*TASK DESCRIPTION:* Skip every picture and transcribe the remaining material exactly.

::: INFORMATION SHOWN :::

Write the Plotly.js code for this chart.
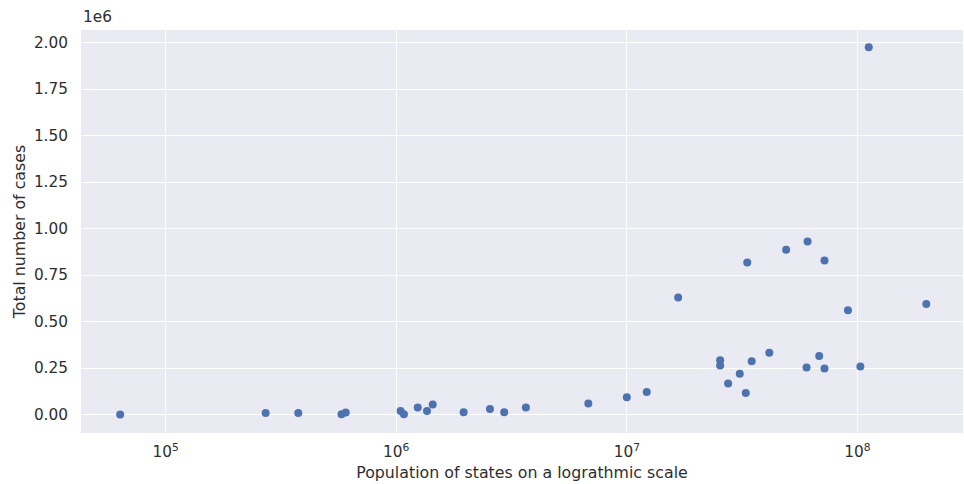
<!DOCTYPE html>
<html>
<head>
<meta charset="utf-8">
<script src="https://cdn.plot.ly/plotly-3.0.1.min.js"></script>
<style>
  html, body { margin: 0; padding: 0; background: #ffffff; }
  #chart { width: 964px; height: 484px; }
</style>
</head>
<body>
<div id="chart"></div>
<script>
// Population of each state / UT
const population = [
  63500, 271500, 376000, 579000, 604000,
  1045000, 1080000, 1240000, 1360000, 1440000,
  1960000, 2550000, 2940000, 3650000, 6810000,
  10000000, 12200000, 16700000, 25400000, 25400000,
  27500000, 30900000, 32800000, 33300000, 34800000,
  41500000, 49100000, 60200000, 60800000, 68300000,
  72000000, 72000000, 91000000, 103000000, 199000000,
  112000000
];

// Total number of cases per state / UT
const totalCases = [
  0, 9000, 9000, 2000, 11000,
  19000, 2000, 38000, 19000, 54000,
  12000, 30000, 12000, 38000, 59000,
  93000, 122000, 630000, 292000, 264000,
  167000, 219000, 116000, 818000, 287000,
  332000, 886000, 253000, 931000, 315000,
  829000, 248000, 561000, 258000, 595000,
  1975000
];

// Axis ticks
const xTickVals = [1e5, 1e6, 1e7, 1e8];
const xTickText = ['10<sup>5</sup>', '10<sup>6</sup>', '10<sup>7</sup>', '10<sup>8</sup>'];
const yTickVals = [0, 250000, 500000, 750000, 1000000, 1250000, 1500000, 1750000, 2000000];
const yTickText = ['0.00', '0.25', '0.50', '0.75', '1.00', '1.25', '1.50', '1.75', '2.00'];

const textColor = '#2e2e2e';
const fontFamily = 'DejaVu Sans, sans-serif';
const tickSize = 15.3;
const titleSize = 15.8;

const trace = {
  type: 'scatter',
  mode: 'markers',
  x: population,
  y: totalCases,
  marker: { color: '#4c72b0', size: 8, line: { width: 0 } },
  hoverinfo: 'x+y'
};

const layout = {
  width: 964,
  height: 484,
  margin: { l: 81, r: 1, t: 30, b: 51 },
  paper_bgcolor: '#ffffff',
  plot_bgcolor: '#eaeaf2',
  font: { family: fontFamily, size: tickSize, color: textColor },
  showlegend: false,
  xaxis: {
    type: 'log',
    range: [4.633, 8.458],
    tickvals: xTickVals,
    ticktext: xTickText,
    showgrid: true,
    gridcolor: '#ffffff',
    gridwidth: 1.2,
    zeroline: false,
    showline: false,
    ticks: 'outside',
    ticklen: 5,
    tickcolor: 'rgba(0,0,0,0)',
    tickfont: { family: fontFamily, size: tickSize, color: textColor },
    title: { text: 'Population of states on a lograthmic scale', standoff: 6,
             font: { family: fontFamily, size: titleSize, color: textColor } }
  },
  yaxis: {
    range: [-99000, 2068000],
    tickvals: yTickVals,
    ticktext: yTickText,
    showgrid: true,
    gridcolor: '#ffffff',
    gridwidth: 1.2,
    zeroline: false,
    showline: false,
    ticks: 'outside',
    ticklen: 9,
    tickcolor: 'rgba(0,0,0,0)',
    tickfont: { family: fontFamily, size: tickSize, color: textColor },
    title: { text: 'Total number of cases', standoff: 4,
             font: { family: fontFamily, size: titleSize, color: textColor } }
  },
  annotations: [{
    text: '1e6',
    xref: 'paper', yref: 'paper',
    x: 0, y: 1,
    xanchor: 'left', yanchor: 'bottom',
    yshift: 2,
    showarrow: false,
    font: { family: fontFamily, size: tickSize, color: textColor }
  }]
};

Plotly.newPlot('chart', [trace], layout, { displayModeBar: false, staticPlot: true });
</script>
</body>
</html>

:::

*THE ANSWER:*
Write the Plotly.js code for this chart.
<!DOCTYPE html>
<html>
<head>
<meta charset="utf-8">
<script src="https://cdn.plot.ly/plotly-3.0.1.min.js"></script>
<style>
  html, body { margin: 0; padding: 0; background: #ffffff; }
  #chart { width: 964px; height: 484px; }
</style>
</head>
<body>
<div id="chart"></div>
<script>
// Population of each state / UT
const population = [
  63500, 271500, 376000, 579000, 604000,
  1045000, 1080000, 1240000, 1360000, 1440000,
  1960000, 2550000, 2940000, 3650000, 6810000,
  10000000, 12200000, 16700000, 25400000, 25400000,
  27500000, 30900000, 32800000, 33300000, 34800000,
  41500000, 49100000, 60200000, 60800000, 68300000,
  72000000, 72000000, 91000000, 103000000, 199000000,
  112000000
];

// Total number of cases per state / UT
const totalCases = [
  0, 9000, 9000, 2000, 11000,
  19000, 2000, 38000, 19000, 54000,
  12000, 30000, 12000, 38000, 59000,
  93000, 122000, 630000, 292000, 264000,
  167000, 219000, 116000, 818000, 287000,
  332000, 886000, 253000, 931000, 315000,
  829000, 248000, 561000, 258000, 595000,
  1975000
];

// Axis ticks
const xTickVals = [1e5, 1e6, 1e7, 1e8];
const xTickText = ['10<sup>5</sup>', '10<sup>6</sup>', '10<sup>7</sup>', '10<sup>8</sup>'];
const yTickVals = [0, 250000, 500000, 750000, 1000000, 1250000, 1500000, 1750000, 2000000];
const yTickText = ['0.00', '0.25', '0.50', '0.75', '1.00', '1.25', '1.50', '1.75', '2.00'];

const textColor = '#2e2e2e';
const fontFamily = 'DejaVu Sans, sans-serif';
const tickSize = 15.3;
const titleSize = 15.8;

const trace = {
  type: 'scatter',
  mode: 'markers',
  x: population,
  y: totalCases,
  marker: { color: '#4c72b0', size: 8, line: { width: 0 } },
  hoverinfo: 'x+y'
};

const layout = {
  width: 964,
  height: 484,
  margin: { l: 81, r: 1, t: 30, b: 51 },
  paper_bgcolor: '#ffffff',
  plot_bgcolor: '#eaeaf2',
  font: { family: fontFamily, size: tickSize, color: textColor },
  showlegend: false,
  xaxis: {
    type: 'log',
    range: [4.633, 8.458],
    tickvals: xTickVals,
    ticktext: xTickText,
    showgrid: true,
    gridcolor: '#ffffff',
    gridwidth: 1.2,
    zeroline: false,
    showline: false,
    ticks: 'outside',
    ticklen: 5,
    tickcolor: 'rgba(0,0,0,0)',
    tickfont: { family: fontFamily, size: tickSize, color: textColor },
    title: { text: 'Population of states on a lograthmic scale', standoff: 6,
             font: { family: fontFamily, size: titleSize, color: textColor } }
  },
  yaxis: {
    range: [-99000, 2068000],
    tickvals: yTickVals,
    ticktext: yTickText,
    showgrid: true,
    gridcolor: '#ffffff',
    gridwidth: 1.2,
    zeroline: false,
    showline: false,
    ticks: 'outside',
    ticklen: 9,
    tickcolor: 'rgba(0,0,0,0)',
    tickfont: { family: fontFamily, size: tickSize, color: textColor },
    title: { text: 'Total number of cases', standoff: 4,
             font: { family: fontFamily, size: titleSize, color: textColor } }
  },
  annotations: [{
    text: '1e6',
    xref: 'paper', yref: 'paper',
    x: 0, y: 1,
    xanchor: 'left', yanchor: 'bottom',
    yshift: 2,
    showarrow: false,
    font: { family: fontFamily, size: tickSize, color: textColor }
  }]
};

Plotly.newPlot('chart', [trace], layout, { displayModeBar: false, staticPlot: true });
</script>
</body>
</html>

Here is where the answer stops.